In this, the third in the Poppies trilogy, Mercy Dog Flo, has more to contend with than racing across dangerous battlefields. Can she reach the injured in time with her first aid kit, and can she lead Ray and the ambulance unit to the injured?
Flo Of The Somme pays tribute to the remarkable bravery of the pigeons and animals who risked their lives during World War 1.

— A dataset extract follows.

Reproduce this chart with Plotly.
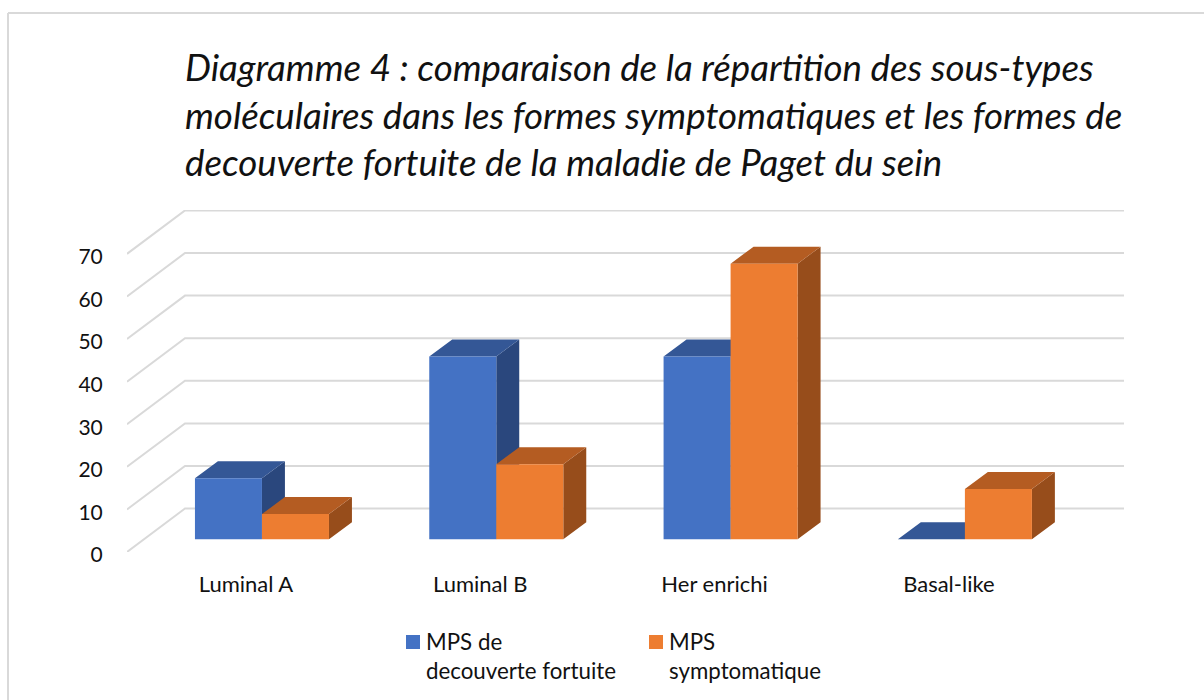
import plotly.graph_objects as go

# ---- data ----
categories = ["Luminal A", "Luminal B", "Her enrichi", "Basal-like"]
fortuite = [14.3, 42.9, 42.9, 0]
symptomatique = [5.9, 17.6, 64.7, 11.8]
series_names = ["MPS de<br>decouverte fortuite", "MPS<br>symptomatique"]
y_ticks = [0, 10, 20, 30, 40, 50, 60, 70]
title_lines = ["Diagramme 4 : comparaison de la répartition des sous-types",
               "moléculaires dans les formes symptomatiques et les formes de",
               "decouverte fortuite de la maladie de Paget du sein"]

# ---- geometry of the pseudo-3D view (axis units) ----
W, H = 1204, 700
ML, MR, MT, MB = 127, 80, 210, 148
X_RANGE = [-0.576, 3.679]
Y_RANGE = [0, 80.3]
WALL_DX, WALL_DY = 0.2475, 10.2      # depth of the back wall
BAR_W = 0.286
BAR_BASE = 3.0                       # bars stand inside the floor
BAR_DX, BAR_DY = 0.098, 4.0          # depth of each bar
LABEL_SHIFT = 16 / 234.3

BLUE, BLUE_TOP, BLUE_SIDE = "#4472C4", "#345796", "#2A477D"
ORANGE, ORANGE_TOP, ORANGE_SIDE = "#ED7D31", "#B45C22", "#974D1B"
GRID = "#D9D9D9"
TEXT = "#111111"
FONT = "Lato"

positions = list(range(len(categories)))
fig = go.Figure()

# gridlines: side wall plus back wall
gx, gy = [], []
for t in y_ticks:
    gx += [X_RANGE[0], X_RANGE[0] + WALL_DX, X_RANGE[1], None]
    gy += [t, t + WALL_DY, t + WALL_DY, None]
fig.add_trace(go.Scatter(x=gx, y=gy, mode="lines", line=dict(color=GRID, width=2),
                         hoverinfo="skip", showlegend=False))


def faces(values, left_offset):
    tx, ty, sx, sy = [], [], [], []
    for p, v in zip(positions, values):
        l = p + left_offset
        r = l + BAR_W
        b = BAR_BASE
        t = BAR_BASE + v
        tx += [l, r, r + BAR_DX, l + BAR_DX, l, None]
        ty += [t, t, t + BAR_DY, t + BAR_DY, t, None]
        sx += [r, r + BAR_DX, r + BAR_DX, r, r, None]
        sy += [b, b + BAR_DY, t + BAR_DY, t, b, None]
    return tx, ty, sx, sy


for values, off, ctop, cside in [(fortuite, -BAR_W, BLUE_TOP, BLUE_SIDE),
                                 (symptomatique, 0, ORANGE_TOP, ORANGE_SIDE)]:
    tx, ty, sx, sy = faces(values, off)
    for xs, ys, c in [(sx, sy, cside), (tx, ty, ctop)]:
        fig.add_trace(go.Scatter(x=xs, y=ys, mode="lines", fill="toself", fillcolor=c,
                                 line=dict(width=0, color=c), hoverinfo="skip",
                                 showlegend=False))

# front faces, on an overlay so they sit above the side and top faces
for values, off, color, name in [(fortuite, -BAR_W / 2, BLUE, series_names[0]),
                                 (symptomatique, BAR_W / 2, ORANGE, series_names[1])]:
    fig.add_trace(go.Bar(x=[p + off for p in positions], y=values, base=BAR_BASE,
                         width=BAR_W, marker=dict(color=color, line=dict(width=0)),
                         name=name, xaxis="x2", yaxis="y2"))

fig.update_layout(
    width=W, height=H, barmode="overlay", paper_bgcolor="white", plot_bgcolor="white",
    margin=dict(l=ML, r=MR, t=MT, b=MB, autoexpand=False),
    font=dict(family=FONT, color=TEXT, size=21),
    title=dict(text="<br>".join(title_lines), x=185 / W, xanchor="left", xref="container",
               y=1 - 81 / H, yanchor="top", yref="container",
               font=dict(family=FONT, size=36.7, style="italic", color=TEXT)),
    xaxis=dict(range=X_RANGE, tickmode="array", tickvals=[p - LABEL_SHIFT for p in positions],
               ticktext=categories, showgrid=False, zeroline=False, showline=False,
               ticks="outside", ticklen=13, tickcolor="rgba(0,0,0,0)",
               tickfont=dict(size=22, family=FONT, color=TEXT)),
    yaxis=dict(range=Y_RANGE, tickmode="array", tickvals=y_ticks, showgrid=False,
               zeroline=False, showline=False, ticks="outside", ticklen=19,
               tickcolor="rgba(0,0,0,0)", ticklabelshift=3),
    xaxis2=dict(range=X_RANGE, overlaying="x", visible=False),
    yaxis2=dict(range=Y_RANGE, overlaying="y", visible=False),
    legend=dict(orientation="h", x=(386 - ML) / (W - ML - MR), y=(H - MB - 620) / (H - MT - MB),
                xanchor="left", yanchor="top", entrywidth=198, entrywidthmode="pixels",
                font=dict(size=22.3, family=FONT, color=TEXT), bgcolor="rgba(0,0,0,0)",
                traceorder="normal", itemclick=False, itemdoubleclick=False),
    shapes=[dict(type="line", xref="paper", yref="paper",
                 x0=(8 - ML) / (W - ML - MR), x1=(W - ML) / (W - ML - MR),
                 y0=(H - MB - 13) / (H - MT - MB), y1=(H - MB - 13) / (H - MT - MB),
                 line=dict(color=GRID, width=2), layer="below"),
            dict(type="line", xref="paper", yref="paper",
                 x0=(8 - ML) / (W - ML - MR), x1=(8 - ML) / (W - ML - MR),
                 y0=(H - MB - 13) / (H - MT - MB), y1=(H - MB - H) / (H - MT - MB),
                 line=dict(color=GRID, width=2), layer="below")],
)

# page reset; legend swatches sit on the first text line, as in the reference
POST = """
document.body.style.margin='0';document.body.style.overflow='hidden';
var gd=document.getElementById('{plot_id}');
function fixLegend(){
  gd.querySelectorAll('.legend .legendsymbols').forEach(function(g){
    g.setAttribute('transform','translate(27,-13.5)');
    g.querySelectorAll('path').forEach(function(p){p.setAttribute('transform','scale(1.17)');});
  });
}
fixLegend();
gd.on('plotly_afterplot',fixLegend);
setTimeout(fixLegend,50);
"""
fig.write_html("out.html", post_script=POST, config={"displayModeBar": False})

Following on from their lyrical picture books Where the Poppies Now Grow and The Christmas Truce, the same team now give us Flo of the Somme, which tells of the service and courage of animals during the First World War. The book is timely as the centenary of the Battle of the Somme will be marked in 2016. Once again the author and illustrator show skill and sensitivity in presenting to children true stories set in the difficult context of conflict. The rhyming verse echoes the structure and rhythm of the traditional nursery song This is the House that Jack Built – a sympathetic way of helping young readers connect with the story without detracting from the serious message. It is made clear that the animals helped to save many lives and they had no choice about risking their own safety. Flo, a mercy dog, who carried medical kit over the battlefields to the wounded, worked tirelessly with soldiers in the Medical Corps. Some of the horror and suffering war involves is communicated in the affecting illustrations. For example many show the difficult conditions on the battlegrounds made worse by inclement weather and appalling mud. They bring home also that there is something moving about people and animals working together to bring help to the casualties of war. With great tenderness a soldier holds a carrier pigeon, shot in the wing as it flew through danger to bring a message, while one of the later spreads shows soldiers and nurses saluting the animals who had given so much.
This book would be a welcome addition to resources to support a project for older primary children studying the First World War. Would younger children cope? A true story about animals nearly always has appeal and I think children aged six or seven perhaps would be able to appreciate listening to it read aloud. The book is in large enough format for the sharing adult to show the detailed and involving illustrations which reveal our debt to the effort of animals in the First World War.